Introduction
Since the publication of the works of Heinrich Matthias Schwarz and Stefano Bottari in the 1940s about the first Norman ecclesiastical buildings in Sicily and Calabria, it has been assumed that all the churches erected by count Roger I followed the model of the Hauteville dynasty’s two oldest foundations in Calabria: S Maria in Sant’Eufemia (1061−2) and SS Trinità in Mileto (after 1062 but before 1080) (Fig. 7.1). These two Benedictine abbeys were three-nave basilicas with a transept and a simplified version of an echelon east end (the so-called plan bénédictin), like many monastic churches built in Normandy and Norman England during the eleventh century.

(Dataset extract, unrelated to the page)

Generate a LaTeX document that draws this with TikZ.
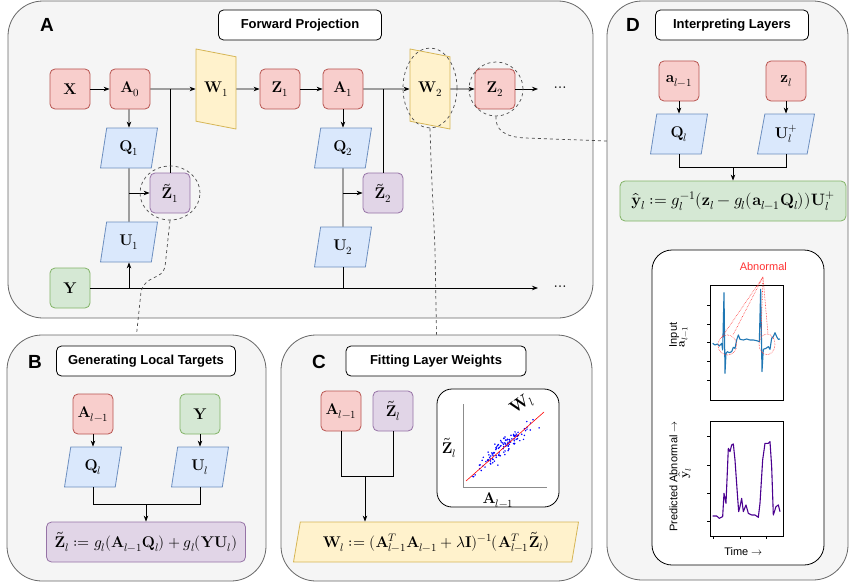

This assessment was mostly based on hypothetical reconstructions of the cathedrals of Mazara del Vallo and Troina. Over the last twenty years, archaeological excavations and Ground Penetrating Radar (GPR) analysis have revealed this hypothesis to be incorrect. In fact, these churches did not adopt the plan bénédictin, as was supposed in the past, but rather a cruciform ‘T’ plan with an aisleless nave, long projecting transept and three apses. This design also featured at S Bartolomeo in Lipari, founded by Roger I and Robert Guiscard before 1085, and the later S Maria della Roccella (c. 1119−22), although the latter has a more articulate east end (Fig. 7.1). The cathedrals of Mileto (after 1080) and Catania (after 1091), in contrast, had three naves, a very short transept, and three semi-circular aligned apses. Unfortunately, no information about the eleventh-century arrangement of the cathedrals of Agrigento, Palermo and Messina is available, while in Syracuse the Early Christian episcopal church, which had incorporated the temple of Athena, was still suitable for use at the time of the Norman conquest.
On the basis of these examples, this chapter aims to review the traditional theory of a linear evolution of ecclesiastical architecture in the Norman county of Sicily and Calabria, one that is based on a continuous iteration of the Sant’Eufemia model during the second half of the eleventh and the entire twelfth century. Instead, this prototype was set aside after the 1060s and only revived sixty years later in Cefalu, the first cathedral of the Norman Kingdom (Fig. 7.1).